Kansas has continued issuing improper injection-well permits, attorney argues

TOPEKA – A Lawrence attorney has alleged that Kansas energy regulators are continuing to allow oil and gas drillers to file applications for injection-well permits without providing adequate public notice, even as those regulators were conducting an investigation into complaints that the regulators have not been enforcing legal public notice requirements for the last 10 years.

Robert Eye is an attorney representing the Kansas Sierra Club, Douglas County and five individuals before the Kansas Corporation Commission. They have said that the KCC has issued more than 2,000 permits for injection wells throughout Kansas dating back to 2008, including 60 in Douglas County, after giving the public only 15 days in which to file protests instead of the federally required 30 days.

“The remedy that we’ve asked for in that investigation docket is to have all the permits that were issued on a defective published notice to be revoked and to have the holders of those permits reapply under a proper notice,” Eye said in an interview Thursday.

Underground injection wells around oil and gas fields have been linked to earthquakes in south-central Kansas that many people say have caused significant property damage. Some have also argued that in certain cases they can pose a threat to underground drinking water supplies.

“The significance is they are choking us off in terms of giving us less and less time to try to mount a protest, to submit any kind of comment, and that’s a lot,” Cindy Hoedel, a Matfield Green resident who has complained about earthquakes in her area, said in an interview after Thursday’s KCC meeting. “These notices get published in these tiny little newspapers, and sometimes it might take us 15 days before we find it, before somebody notices it.”
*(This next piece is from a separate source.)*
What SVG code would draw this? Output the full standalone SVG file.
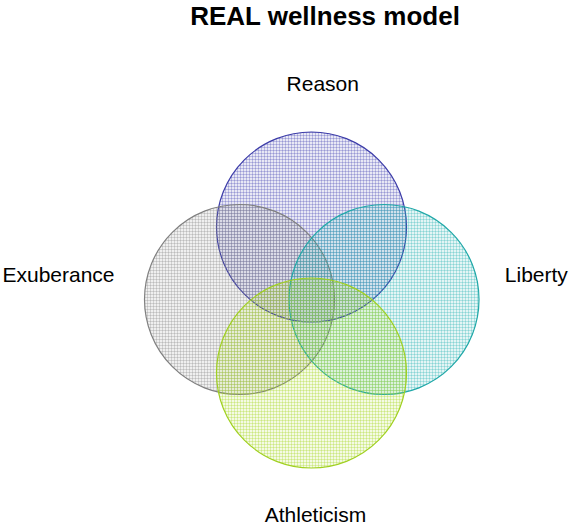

Hoedel first called attention to the issue of inadequate public notice in October when she emailed the director of the KCC’s Underground Injection Control Program citing several such instances that had occurred over the previous four months.

The commission then initiated what it calls a “general investigation” into that matter, and on Thursday it was scheduled to issue a final order. Based on the KCC staff’s recommendation, that order was expected to say no further action was needed because no harm had actually occurred.

But late Wednesday, Eye filed a new motion in the matter, asking the KCC to take official notice of the fact that as recently as July an oil company operating in Wilson County had published two public notices of applications for injection-well permits that contained only 15-day public protest periods.

Eye’s clients have argued that allowing only a 15-day notice does not give the public sufficient time to prepare an adequate protest petition and that it violates federal regulations under the Safe Drinking Water Act, which requires a 30-day notice.

In June, after receiving testimony from dozens of individuals, as well as representatives of the oil and gas industry, staff of the KCC issued a recommendation that the commission take no further action, saying the “discrepancies” in the public notice time frame did not violate any KCC regulations, that they were not “fatal flaws” in the applications and that nobody’s due process rights had been violated.

Eye, however, said federal regulations in the matter are clear, that a 30-day protest period is required and that failing to provide adequate public notice does violate the due process rights of interested parties.

After announcing that they were delaying the vote on a final order, commissioners went into a closed-door executive session to discuss confidential legal matters concerning potential future litigation.

The commission’s next scheduled business meeting is Sept. 6.